When encountering divergences, I often have the problem that these divergences are spread out all over the posterior distribution (or at least the part of it that was already sampled). This makes it difficult to pin down the cause of these divergences. Only in the minority of cases I encountered divergences which are thightly grouped in a certain area, thus giving a hint about what causes them.
I think that these divergences are so often spread out is because of two things:
- The location where the divergence is shown is not where the energy error occurred, but the point from which the sample started moving before hitting the divergence-causing region.
- Because HMC is very good at traversing the posterior, the start of the path can be somewhere completely different than where the problem occurred.
Thus, I imagine that it would be highly useful if we could get more information about the divergent transition, such as the coordinates of the leapfrog step with the largest energy error, or just simply the exact path the sampler took.

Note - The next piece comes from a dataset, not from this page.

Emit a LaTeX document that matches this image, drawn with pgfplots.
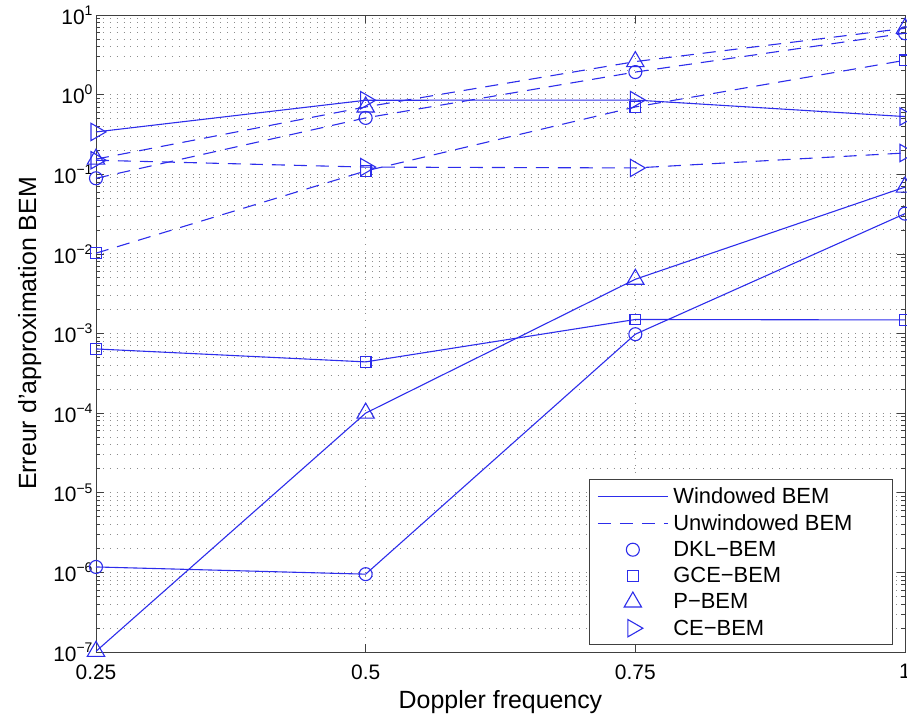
\documentclass[border=0pt]{standalone}
\usepackage{pgfplots}
\pgfplotsset{compat=1.18}
\usepackage{fontspec}
\setmainfont{Liberation Sans}
\definecolor{mblue}{RGB}{45,45,235}
\newcommand{\tp}[1]{10\raisebox{0.8ex}{\fontsize{14}{14}\selectfont #1}}
\begin{document}
\begin{tikzpicture}
\useasboundingbox (-96bp,-70bp) rectangle (811bp,652bp);
\begin{axis}[
  at={(0,0)}, anchor=south west,
  scale only axis, width=809bp, height=637bp,
  xmin=0.25, xmax=1, ymode=log, ymin=1e-7, ymax=1e1,
  xtick={0.25,0.5,0.75,1}, xticklabels={0.25,0.5,0.75,1},
  ytick={1e-7,1e-6,1e-5,1e-4,1e-3,1e-2,1e-1,1,10},
  yticklabels={\tp{−7},\tp{−6},\tp{−5},\tp{−4},\tp{−3},\tp{−2},\tp{−1},\tp{0},\tp{1}},
  minor ytick={2e-7,3e-7,4e-7,5e-7,6e-7,7e-7,8e-7,9e-7,
               2e-6,3e-6,4e-6,5e-6,6e-6,7e-6,8e-6,9e-6,
               2e-5,3e-5,4e-5,5e-5,6e-5,7e-5,8e-5,9e-5,
               2e-4,3e-4,4e-4,5e-4,6e-4,7e-4,8e-4,9e-4,
               2e-3,3e-3,4e-3,5e-3,6e-3,7e-3,8e-3,9e-3,
               2e-2,3e-2,4e-2,5e-2,6e-2,7e-2,8e-2,9e-2,
               0.2,0.3,0.4,0.5,0.6,0.7,0.8,0.9,
               2,3,4,5,6,7,8,9},
  tick align=inside, xtick pos=both, ytick pos=both,
  major tick length=8bp, minor tick length=4bp,
  tick style={black!75, line width=0.7bp},
  axis line style={black!75, line width=0.8bp},
  xmajorgrids, ymajorgrids, yminorgrids,
  major grid style={black!45, line width=0.9bp, dash pattern=on 0.9bp off 6bp},
  minor grid style={black!45, line width=0.9bp, dash pattern=on 0.9bp off 6bp},
  tick label style={font=\fontsize{21}{24}\selectfont},
  xticklabel style={yshift=-9bp},
  label style={font=\fontsize{25}{28}\selectfont},
  xlabel={Doppler frequency},
  ylabel={Erreur d'approximation BEM},
  xlabel style={at={(axis description cs:0.5,-0.0785)}, anchor=center},
  ylabel style={at={(axis description cs:-0.082,0.5)}, anchor=center},
  legend image code/.code={\draw[mark repeat=2,mark phase=2,#1] plot coordinates {(0bp,0bp) (35bp,0bp) (70bp,0bp)};},
  legend style={at={(axis description cs:0.985,0.011)}, anchor=south east,
    draw=black!75, line width=0.8bp, fill=white,
    font=\fontsize{22}{26}\selectfont, row sep=5.5bp,
    inner xsep=8bp, inner ysep=6bp},
  legend cell align=left,
  every axis plot/.append style={mblue, line width=1.1bp},
]
\addlegendimage{mblue, line width=1.1bp, solid}
\addlegendentry{\hspace*{3bp}Windowed BEM}
\addlegendimage{mblue, line width=1.1bp, dash pattern=on 13bp off 9bp}
\addlegendentry{\hspace*{3bp}Unwindowed BEM\hspace*{30bp}}
\addlegendimage{only marks, mblue, line width=1.1bp, mark=o, mark size=6.5bp}
\addlegendentry{\hspace*{3bp}DKL−BEM}
\addlegendimage{only marks, mblue, line width=1.1bp, mark=square, mark size=5.3bp}
\addlegendentry{\hspace*{3bp}GCE−BEM}
\addlegendimage{only marks, mblue, line width=1.1bp, mark=triangle, mark size=10bp}
\addlegendentry{\hspace*{3bp}P−BEM}
\addlegendimage{only marks, mblue, line width=1.1bp, mark=triangle, mark size=10bp, mark options={rotate=-90}}
\addlegendentry{\hspace*{3bp}CE−BEM}

% Windowed (solid)
\addplot[forget plot, mark=o, mark size=6.5bp] coordinates {(0.25,1.17e-6) (0.5,9.5e-7) (0.75,9.8e-4) (1,3.2e-2)};
\addplot[forget plot, mark=square, mark size=5.3bp] coordinates {(0.25,6.4e-4) (0.5,4.4e-4) (0.75,1.5e-3) (1,1.48e-3)};
\addplot[forget plot, mark=triangle, mark size=10bp] coordinates {(0.25,1.02e-7) (0.5,1.0e-4) (0.75,4.8e-3) (1,6.9e-2)};
\addplot[forget plot, mark=triangle, mark size=10bp, mark options={rotate=-90}] coordinates {(0.25,0.34) (0.5,0.85) (0.75,0.855) (1,0.53)};
% Unwindowed (dashed)
\addplot[forget plot, dash pattern=on 13bp off 9bp, mark=o, mark size=6.5bp, mark options={solid}] coordinates {(0.25,0.089) (0.5,0.51) (0.75,1.92) (1,5.9)};
\addplot[forget plot, dash pattern=on 13bp off 9bp, mark=square, mark size=5.3bp, mark options={solid}] coordinates {(0.25,0.0102) (0.5,0.11) (0.75,0.70) (1,2.7)};
\addplot[forget plot, dash pattern=on 13bp off 9bp, mark=triangle, mark size=10bp, mark options={solid}] coordinates {(0.25,0.155) (0.5,0.70) (0.75,2.6) (1,6.8)};
\addplot[forget plot, dash pattern=on 13bp off 9bp, mark=triangle, mark size=10bp, mark options={solid, rotate=-90}] coordinates {(0.25,0.15) (0.5,0.123) (0.75,0.12) (1,0.185)};
\end{axis}
\end{tikzpicture}
\end{document}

In some cases there is a region that causes the sampler to make its stepsize very small, leading to long runtimes and/or treedepth warnings, but without causing divergences. In this case diagnosing divergences doesn’t help to find the problem. Therefore it would be helpful if we could also get info about the locations and energy errors of the individual leapfrog steps for those transitions which were not divergent, to check which parts of the posterior are most difficult for the sampler.
I feel these things would greatly help me when debugging/optimizing my models.
Assuming that other people are sharing my experience, especially newcomers to stan, this could also significantly lower the entry barrier for new stan users.
I think I once saw an example of a HMC-implementation that actually had the feature of showing the sampler path of divergent transitions. Unfortunately I couldn’t find the article about it. I vaguely remember it beeing about pymc3.